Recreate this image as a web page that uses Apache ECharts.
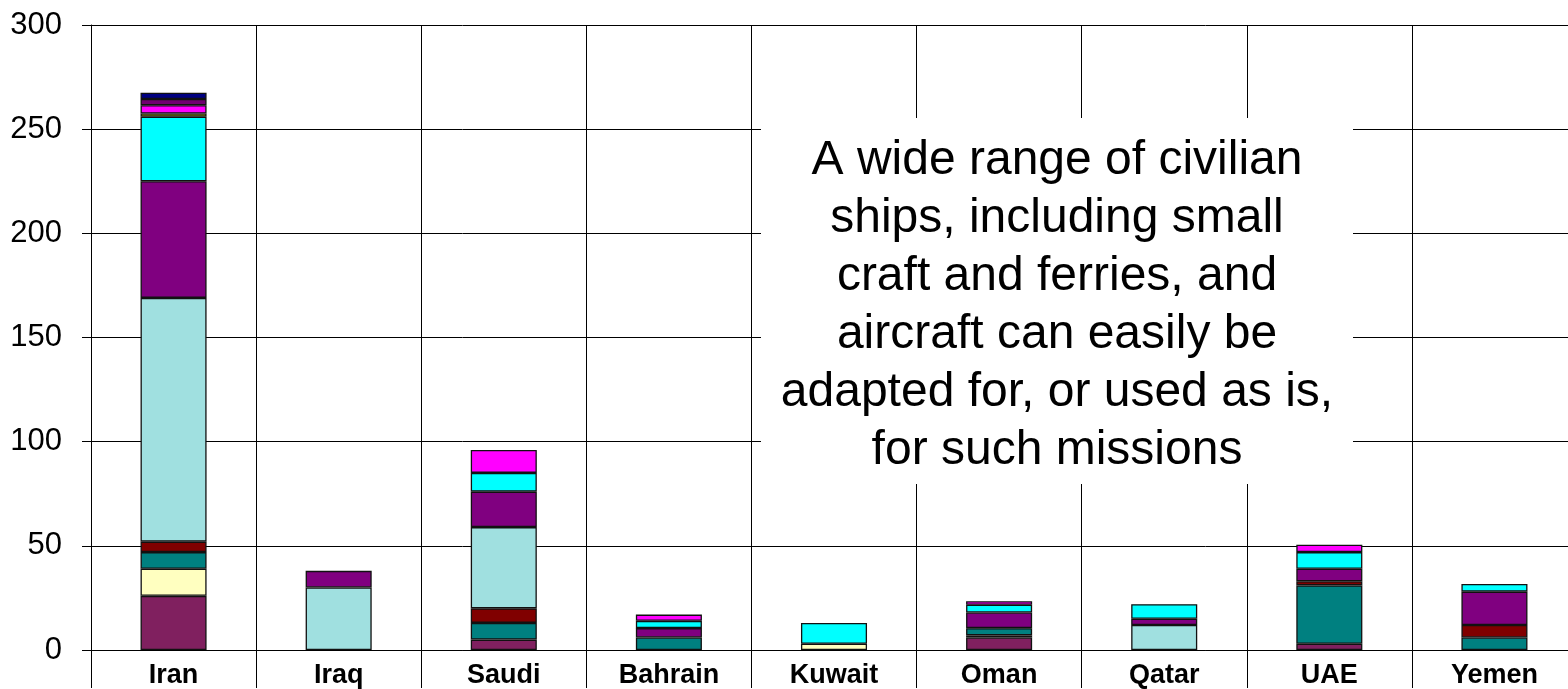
<!DOCTYPE html>
<html>
<head>
<meta charset="utf-8">
<script src="https://cdn.jsdelivr.net/npm/echarts@6/dist/echarts.min.js"></script>
<style>
html,body{margin:0;padding:0;background:#fff;overflow:hidden;width:1568px;height:689px;}
#chart{width:1577px;height:689px;}
</style>
</head>
<body>
<div id="chart"></div>
<script>
const categories = ['Iran','Iraq','Saudi','Bahrain','Kuwait','Oman','Qatar','UAE','Yemen'];
const yTicks = [0, 50, 100, 150, 200, 250, 300];

const plum       = [26, null, 5, null, null, 6, null, 3, null];
const lightYellow= [13, null, null, null, 3, 1, null, null, null];
const teal       = [8, null, 8, 6, null, 3.5, null, 28, 6];
const darkRed    = [5, null, 7, null, null, null, null, 2, 6];
const lightCyan  = [117, 30, 39, null, null, null, 12, null, null];
const purple     = [56, 8, 17, 4.5, null, 7.5, 3, 6, 16];
const cyan       = [31, null, 9, 3.5, 10, 3.7, 7, 8, 3.7];
const yellow     = [1.5, null, null, null, null, null, null, null, null];
const magenta    = [4, null, 11, 3, null, 1.7, null, 3.5, null];
const purple2    = [3, null, null, null, null, null, null, null, null];
const navy       = [3, null, null, null, null, null, null, null, null];

const annotation = ['A wide range of civilian','ships, including small','craft and ferries, and','aircraft can easily be','adapted for, or used as is,','for such missions'];

const seriesDefs = [
  ['plum', plum, '#80205F'],
  ['lightYellow', lightYellow, '#FFFFC0'],
  ['teal', teal, '#008080'],
  ['darkRed', darkRed, '#800000'],
  ['lightCyan', lightCyan, '#A0E0E0'],
  ['purple', purple, '#800080'],
  ['cyan', cyan, '#00FFFF'],
  ['yellow', yellow, '#FFFF00'],
  ['magenta', magenta, '#FF00FF'],
  ['purple2', purple2, '#700070'],
  ['navy', navy, '#000080']
];

const chart = echarts.init(document.getElementById('chart'));
chart.setOption({
  animation: false,
  backgroundColor: '#fff',
  grid: {left: 91, right: 0, top: 25, bottom: 38, containLabel: false},
  xAxis: {
    type: 'category',
    data: categories,
    boundaryGap: true,
    axisLine: {show: true, lineStyle: {color: '#000', width: 1}},
    axisTick: {show: true, length: 38, lineStyle: {color: '#000', width: 1}},
    axisLabel: {color: '#000', fontFamily: 'Liberation Sans, Arial, sans-serif', fontWeight: 'bold', fontSize: 27, margin: 12},
    splitLine: {show: true, lineStyle: {color: '#000', width: 1}}
  },
  yAxis: {
    type: 'value',
    min: yTicks[0],
    max: yTicks[yTicks.length - 1],
    interval: 50,
    axisLine: {show: true, lineStyle: {color: '#000', width: 1}},
    axisTick: {show: true, inside: false, length: 9, lineStyle: {color: '#000', width: 1}},
    axisLabel: {color: '#000', fontFamily: 'Liberation Sans, Arial, sans-serif', fontSize: 31, margin: 29},
    splitLine: {show: true, lineStyle: {color: '#000', width: 1}}
  },
  series: seriesDefs.map(([name, data, color]) => ({
    name: name,
    type: 'bar',
    stack: 'total',
    data: data,
    barWidth: '40%',
    itemStyle: {color: color, borderColor: '#111', borderWidth: 1.3}
  })),
  graphic: [
    {
      type: 'rect',
      shape: {x: 761, y: 118, width: 592, height: 366},
      style: {fill: '#fff'},
      z: 100
    },
    {
      type: 'text',
      x: 1057,
      y: 306,
      z: 101,
      style: {
        text: annotation.join('\n'),
        fill: '#000',
        font: '48px "Liberation Sans", Arial, sans-serif',
        lineHeight: 58,
        align: 'center',
        verticalAlign: 'middle'
      }
    }
  ]
});
</script>
</body>
</html>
+++
- Work to be completed -
Your copy of the data should match it exactly, except that pictures are left out.

- Result of the exercise -
Recreate this image as a web page that uses Apache ECharts.
<!DOCTYPE html>
<html>
<head>
<meta charset="utf-8">
<script src="https://cdn.jsdelivr.net/npm/echarts@6/dist/echarts.min.js"></script>
<style>
html,body{margin:0;padding:0;background:#fff;overflow:hidden;width:1568px;height:689px;}
#chart{width:1577px;height:689px;}
</style>
</head>
<body>
<div id="chart"></div>
<script>
const categories = ['Iran','Iraq','Saudi','Bahrain','Kuwait','Oman','Qatar','UAE','Yemen'];
const yTicks = [0, 50, 100, 150, 200, 250, 300];

const plum       = [26, null, 5, null, null, 6, null, 3, null];
const lightYellow= [13, null, null, null, 3, 1, null, null, null];
const teal       = [8, null, 8, 6, null, 3.5, null, 28, 6];
const darkRed    = [5, null, 7, null, null, null, null, 2, 6];
const lightCyan  = [117, 30, 39, null, null, null, 12, null, null];
const purple     = [56, 8, 17, 4.5, null, 7.5, 3, 6, 16];
const cyan       = [31, null, 9, 3.5, 10, 3.7, 7, 8, 3.7];
const yellow     = [1.5, null, null, null, null, null, null, null, null];
const magenta    = [4, null, 11, 3, null, 1.7, null, 3.5, null];
const purple2    = [3, null, null, null, null, null, null, null, null];
const navy       = [3, null, null, null, null, null, null, null, null];

const annotation = ['A wide range of civilian','ships, including small','craft and ferries, and','aircraft can easily be','adapted for, or used as is,','for such missions'];

const seriesDefs = [
  ['plum', plum, '#80205F'],
  ['lightYellow', lightYellow, '#FFFFC0'],
  ['teal', teal, '#008080'],
  ['darkRed', darkRed, '#800000'],
  ['lightCyan', lightCyan, '#A0E0E0'],
  ['purple', purple, '#800080'],
  ['cyan', cyan, '#00FFFF'],
  ['yellow', yellow, '#FFFF00'],
  ['magenta', magenta, '#FF00FF'],
  ['purple2', purple2, '#700070'],
  ['navy', navy, '#000080']
];

const chart = echarts.init(document.getElementById('chart'));
chart.setOption({
  animation: false,
  backgroundColor: '#fff',
  grid: {left: 91, right: 0, top: 25, bottom: 38, containLabel: false},
  xAxis: {
    type: 'category',
    data: categories,
    boundaryGap: true,
    axisLine: {show: true, lineStyle: {color: '#000', width: 1}},
    axisTick: {show: true, length: 38, lineStyle: {color: '#000', width: 1}},
    axisLabel: {color: '#000', fontFamily: 'Liberation Sans, Arial, sans-serif', fontWeight: 'bold', fontSize: 27, margin: 12},
    splitLine: {show: true, lineStyle: {color: '#000', width: 1}}
  },
  yAxis: {
    type: 'value',
    min: yTicks[0],
    max: yTicks[yTicks.length - 1],
    interval: 50,
    axisLine: {show: true, lineStyle: {color: '#000', width: 1}},
    axisTick: {show: true, inside: false, length: 9, lineStyle: {color: '#000', width: 1}},
    axisLabel: {color: '#000', fontFamily: 'Liberation Sans, Arial, sans-serif', fontSize: 31, margin: 29},
    splitLine: {show: true, lineStyle: {color: '#000', width: 1}}
  },
  series: seriesDefs.map(([name, data, color]) => ({
    name: name,
    type: 'bar',
    stack: 'total',
    data: data,
    barWidth: '40%',
    itemStyle: {color: color, borderColor: '#111', borderWidth: 1.3}
  })),
  graphic: [
    {
      type: 'rect',
      shape: {x: 761, y: 118, width: 592, height: 366},
      style: {fill: '#fff'},
      z: 100
    },
    {
      type: 'text',
      x: 1057,
      y: 306,
      z: 101,
      style: {
        text: annotation.join('\n'),
        fill: '#000',
        font: '48px "Liberation Sans", Arial, sans-serif',
        lineHeight: 58,
        align: 'center',
        verticalAlign: 'middle'
      }
    }
  ]
});
</script>
</body>
</html>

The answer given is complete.